Boxman’s J.K. Morris, host, conducting one of the 10 min. daily schools for serving girls to get them in a smiling frame of mind before going on duty.

            The photo above shows the neatly-dressed, uniformed servers of Boxman’s restaurant preparing for the day. A clean and courteous dining experience was an important part of the restaurant’s branding, and the servers were charged with upholding that ideal. The front page of a 1952 Boxman’s menu includes a quote from Henry F. Boxman himself. It reads, “TO SERVE YOU WELL – is our desire and our constant endeavor. Should we fail – in either goods or service – immediate knowledge of the fact will be appreciated.”

Henry Boxman went on to develop a 12-point “Employee Success Formula,” seen here. While some of the guidance pertains specifically to the job of food service, it’s striking how much the formula emphasizes character and conduct outside of working hours. Point five, for example, instructs the employee to “[manifest] a GENTLEMANLY and LADYLIKE quiet CONDUCT off duty as well as on duty. Always be neat and clean in appearance, clean in speech, and clean in thought.”

That last point seems hard to enforce—to the best of our knowledge, Henry Boxman wasn’t a mind-reader. But it goes to show how much Boxman’s expected their employees to internalize the advice of the formula. It wasn’t just a formula for success at serving, it was a success formula “for personal achievement and advancement”—at work and at home.

While Boxman’s chose to develop a unique employee guide, Groves Restaurant opted to adopt the commercially-printed The Waitress and Waiter’s Bible (Revised Edition), written by E. Ronald Fishman and published by The Almark Company.

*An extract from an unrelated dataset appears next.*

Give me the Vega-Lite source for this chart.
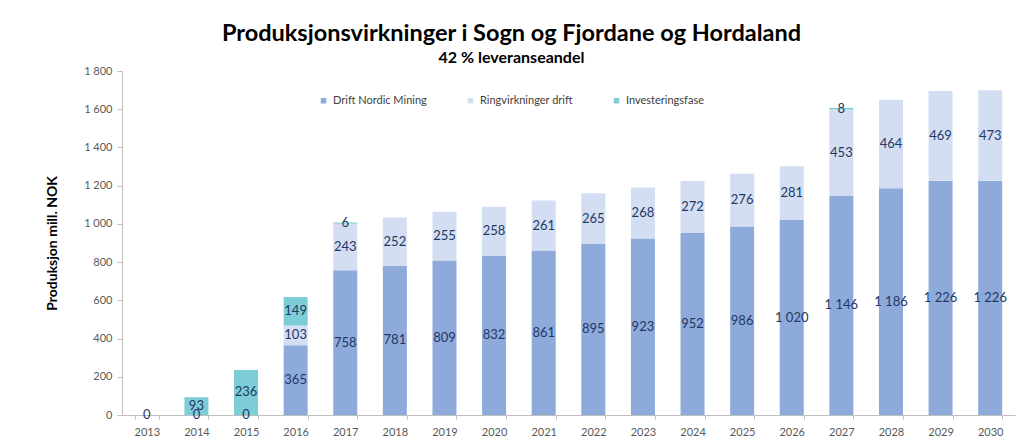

The purpose of this little booklet is to guide a server through the dining experience, from “The Approach” (“Your greeting should be one of welcome—friendly but dignified.”) through “Taking the Order” (“Suggest additional items by saying, ‘I feel certain, sir, you would enjoy our special chocolate pie. It is very good.’”)  and “Serving” (“’Make every guest happy to be here and anxious to return.’”) to, finally, “The Departure” (“present check—face down.”).

Beyond the meal service, The Waitress and Waiter’s Bible places heavy emphasis on the personality and appearance of the wait staff. For the servers of Groves Restaurant, a good personality boiled down to six key character traits: interest, initiative, pride, loyalty, efficiency, and enthusiasm. The handbook also provides some “common sense rules” for maintaining an attractive and tidy appearance, such as keeping one’s complexion clear by eating, sleeping, exercising, and cleansing one’s face several times a day.

            Both Boxman’s and Groves Restaurant put a lot of stock in their waitstaff. The servers at these iconic restaurants were considered ambassadors, and they were expected to conduct themselves as such. The service is often the first thing that long-time Bloomington residents remember about these restaurants, so the extensive training must have paid off!